La défense expliquée à l'IHEDN

Publié le 07 juin 2017 par Podcastjournal @Podcast_Journal
Rédacteurs et stagiaires: cliquez sur cette barre pour vous connecter en back-office de la rédaction! Recherche par tags (mots-clés) Recherche d'évènements (agenda) L’exposition de peinture et de livres et les débats, organisés avec plusieurs penseurs, experts et membres de la société civile, ont eu lieu autour de six espaces aux noms plutôt équivoques: d’Artagnan, Terminator, Valmy, Minotaure, Gladiator et Conseil de guerre. Face à des thématiques telles que la mondialisation des conflits, les nouvelles technologies, la médiatisation et la représentation artistique de la guerre, les maladies, la complexité et la vulnérabilité de l’esprit humain, les défis de la sécurité ne manquent pas.

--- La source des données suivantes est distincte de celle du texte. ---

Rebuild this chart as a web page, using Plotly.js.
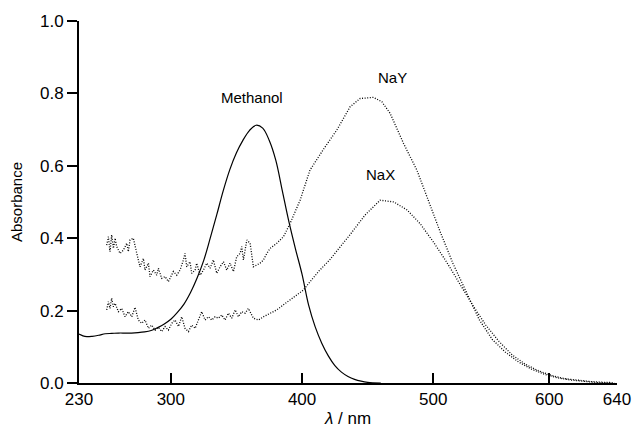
<!DOCTYPE html>
<html>
<head>
<meta charset="utf-8">
<script src="https://cdn.plot.ly/plotly-3.0.1.min.js"></script>
<style>html,body{margin:0;padding:0;background:#fff;}#chart{width:633px;height:428px;}</style>
</head>
<body>
<div id="chart"></div>
<script>
// Methanol (solid)
const methanolX = [230,233,236,240,245,250,255,260,265,270,275,280,285,290,295,300,305,310,315,320,325,330,335,340,345,350,355,360,365,370,375,380,385,390,395,400,405,410,415,420,425,430,435,440,445,450,460];
const methanolY = [0.135,0.130,0.128,0.129,0.132,0.136,0.137,0.138,0.138,0.138,0.139,0.141,0.145,0.153,0.163,0.176,0.195,0.218,0.250,0.290,0.338,0.400,0.465,0.532,0.590,0.636,0.671,0.698,0.712,0.704,0.670,0.615,0.530,0.445,0.370,0.300,0.215,0.155,0.110,0.075,0.048,0.030,0.018,0.010,0.005,0.002,0.000];

// NaY (dotted, upper)
const nayX = [251.1,252.4,253.6,254.9,256.2,257.5,258.7,261.3,263.8,266.4,267.6,268.9,271.4,272.7,275.2,276.5,279.1,280.3,282.9,284.1,286.7,289.2,290.5,293.0,295.6,298.1,299.4,301.9,304.5,307.0,309.6,310.8,312.1,314.6,315.9,318.5,319.7,322.3,324.8,327.4,329.9,332.4,335.0,337.5,340.1,342.6,345.1,347.7,350.2,352.8,354.0,355.3,357.9,360.4,362.9,365.5,368.0,370.6,373.1,375.7,380.7,385.8,390.9,398.5,406,416,426.5,436.6,444.3,454.4,460.8,467.1,477.3,487.5,495,505,515,525,535,545,555,565,575,585,595,605,615,625,635];
const nayY = [0.381,0.404,0.363,0.409,0.372,0.400,0.377,0.358,0.367,0.386,0.363,0.395,0.400,0.377,0.340,0.321,0.344,0.312,0.331,0.294,0.312,0.298,0.317,0.289,0.294,0.280,0.289,0.308,0.298,0.312,0.340,0.358,0.321,0.335,0.303,0.312,0.331,0.298,0.312,0.331,0.317,0.340,0.303,0.321,0.335,0.312,0.331,0.308,0.349,0.358,0.377,0.340,0.395,0.386,0.321,0.326,0.331,0.340,0.358,0.372,0.386,0.404,0.441,0.505,0.588,0.644,0.699,0.763,0.786,0.789,0.777,0.745,0.662,0.588,0.515,0.420,0.330,0.250,0.175,0.120,0.085,0.058,0.038,0.024,0.014,0.008,0.004,0.001,0.000];

// NaX (dotted, lower)
const naxX = [251.1,252.4,253.6,254.9,256.2,257.5,260,262.5,265.1,267.6,270.2,272.7,275.2,277.8,280.3,282.9,285.4,288,290.5,293,295.6,298.1,300.7,303.2,305.8,308.3,310.8,313.4,315.9,318.5,321,323.5,326.1,328.6,331.2,333.7,336.2,338.8,341.3,343.9,346.4,349,351.5,354,356.6,359.1,362.9,366.8,370.6,375.7,380.7,385.8,390.9,396,401.1,406.1,413,421,429,436.6,448,459.5,470,480,490,500,510,520,530,540,550,560,570,580,590,600,610,620,630,638];
const naxY = [0.202,0.225,0.206,0.234,0.211,0.220,0.197,0.206,0.183,0.197,0.183,0.209,0.174,0.165,0.174,0.151,0.160,0.146,0.154,0.142,0.156,0.146,0.165,0.174,0.156,0.183,0.151,0.142,0.160,0.151,0.174,0.197,0.174,0.183,0.174,0.183,0.179,0.188,0.174,0.193,0.179,0.202,0.183,0.197,0.193,0.206,0.179,0.174,0.183,0.193,0.202,0.216,0.229,0.243,0.257,0.280,0.310,0.340,0.375,0.410,0.464,0.505,0.500,0.478,0.440,0.390,0.335,0.275,0.215,0.160,0.115,0.078,0.052,0.034,0.021,0.012,0.007,0.004,0.002,0.001];

// Axis ticks
const xTickVals = [230,300,400,500,588.4,640];
const xTickText = ["230","300","400","500","600","640"];
const yTickVals = [0,0.2,0.4,0.6,0.8,1.0];

const FONT = "Liberation Sans, Arial, sans-serif";
const DOT = "1px,1.6px";

const traces = [
  {x: methanolX, y: methanolY, mode: "lines", line: {color: "#000", width: 1.2, shape: "spline"}, hoverinfo: "skip"},
  {x: nayX, y: nayY, mode: "lines", line: {color: "#000", width: 1.3, dash: DOT}, hoverinfo: "skip"},
  {x: naxX, y: naxY, mode: "lines", line: {color: "#000", width: 1.3, dash: DOT}, hoverinfo: "skip"}
];

const layout = {
  width: 633, height: 428,
  margin: {l: 79, r: 16, t: 21, b: 45, pad: 0},
  paper_bgcolor: "#fff", plot_bgcolor: "#fff",
  showlegend: false,
  font: {family: FONT, color: "#000", size: 16},
  xaxis: {
    range: [230, 640], tickmode: "array", tickvals: xTickVals, ticktext: xTickText,
    ticks: "inside", ticklen: 10, tickwidth: 2, tickcolor: "#000",
    showline: true, linecolor: "#000", linewidth: 2, showgrid: false, zeroline: false,
    tickfont: {family: FONT, size: 17, color: "#000"},
    title: {text: "<i>λ</i> / nm", font: {family: FONT, size: 17, color: "#000"}, standoff: 8}
  },
  yaxis: {
    range: [0, 1.0], tickmode: "array", tickvals: yTickVals, tickformat: ".1f",
    ticks: "outside", ticklen: 10, tickwidth: 2, tickcolor: "#000",
    showline: true, linecolor: "#000", linewidth: 2, showgrid: false, zeroline: false,
    tickfont: {family: FONT, size: 17, color: "#000"},
    title: {text: "Absorbance", font: {family: FONT, size: 15, color: "#000"}, standoff: 14}
  },
  shapes: [
    {type: "line", xref: "paper", yref: "paper", x0: -0.021, x1: 0, y0: 0, y1: 0, line: {color: "#000", width: 2}}
  ],
  annotations: [
    {x: 362, y: 0.79, xref: "x", yref: "y", text: "Methanol", showarrow: false, font: {family: FONT, size: 15, color: "#000"}},
    {x: 469, y: 0.845, xref: "x", yref: "y", text: "NaY", showarrow: false, font: {family: FONT, size: 15, color: "#000"}},
    {x: 459.5, y: 0.577, xref: "x", yref: "y", text: "NaX", showarrow: false, font: {family: FONT, size: 15, color: "#000"}}
  ]
};

Plotly.newPlot("chart", traces, layout, {staticPlot: true, displayModeBar: false});
</script>
</body>
</html>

Habituellement associée à une institution vieillissante et ennuyeuse, cette journée annonçait de voir "La défense telle que vous ne l’avez jamais abordée". Très ancrée dans la modernité et la réflexion sur l’avenir qui nous engage tous, les différentes rencontres de la journée abordaient des sujets aussi variés que passionnants, comme "Guerre pas Net! La cyberguerre a déjà commencé", "Mars ou Vénus? La guerre est-elle une question d’hormones?" ou "Permis de tuer: tire et oublie!". La conférence "Dessine-moi une kalach! Les enfants soldats" abordait un des sujets les plus sensibles. Triste référence au "dessine-moi un mouton" du Petit Prince, qui rappelle ce monde naïf et innocent que les enfants soldats ont perdu. Philippe Brizemur, de la commission Droits de l’enfant à Amnesty International, Eric Sandarlz, psychologue clinicien et le colonel Valéry Putz du 2e régiment étranger d’infanterie ont débattu de ce phénomène vieux comme le monde mais malheureusement toujours existant.

Tout d’abord qu’est-ce qu’un enfant soldat? Selon la convention des droits de l’enfant, ratifiée par tous les pays sauf les USA, il s’agit d’une personne de moins de 18 ans engagée activement dans un conflit armé, et l’enrôlement d’enfants de moins de 15 ans est un crime de guerre. On estime aujourd’hui qu’entre 250 à 300.000 enfants sont concernés aujourd’hui, dont 40% de filles, servant principalement de bétail sexuel aux troupes. Ces chiffres restent difficiles à évaluer car beaucoup sont cachés par les milices. Des enfants, même de moins de 10 ans, sont utilisés comme porteurs de munitions, cuisiniers, combattants, et même pour commettre des attentats-suicide. L’ONU établit chaque année une liste de la honte de milices et États qui utilisent des enfants et beaucoup de pays font pression pour ne pas y apparaître, tel qu’Israël ou l’Arabie saoudite. Les enfants restent, malheureusement, la main d’œuvre la moins cher en temps de guerre.

Loin d’être un phénomène nouveau, les soldats français y sont longuement préparés en amont. Par leurs actions de terrains l’armée française y est confrontée, mais la triste réalité est qu’il ne s’agit qu’un des nombreux crimes de guerre, et pas une priorité lors d’opérations urgentes face à des pillages et des massacres. Comment faire la différence entre un enfant et un combattant? Et comment lutter contre ce problème? Garder sa liberté de perception et d’action est essentielle, pour savoir réagir proportionnellement à une menace, d’où une longue préparation des officiers et des soldats. Mais surtout, le changement se fera en redonnant les conditions de vie et de sécurité à la population, en coordination par la suite avec l’UNICEF, et en poursuivant les groupes qui commettent ces crimes. Pour le général Putz, il faut "faire la guerre à ceux qui font la guerre".

Le travail de suivi et de réinsertion sera lui le plus long et le plus complexe. Les rapports à la mort, aux limites, aux interdits n’ont pas été intégrés par ces enfants. Eric Sandarzl explique "qu’il faut peu de temps pour démolir un être, mais des décennies pour le reconstruire". L’adolescence, période indispensable pour devenir adulte, n’a pas été vécue, ce qui crée de graves problèmes de transgressions et une transmission qui est détruite pour plusieurs générations. Le moment traumatique vécu par ces jeunes devient leur nouvelle origine, leur nouvelle identité, et commence alors un immense travail pour retrouver la personne qu’ils étaient avant ce traumatisme. L’oubli est impossible, et contrairement aux idées reçues, la parole n’est pas forcément libératrice. Face à des enfants éteints à tout, comme anesthésiés, il faut remettre des sensations et de la pensée, rétablir une confiance. Vengeance, obéissance à groupe, kidnapping… les raisons de l’enrôlement des enfants sont nombreuses, mais il importe de ne pas oublier qu’un enfant n’est jamais volontaire pour perdre son innocence pour la violence de la guerre.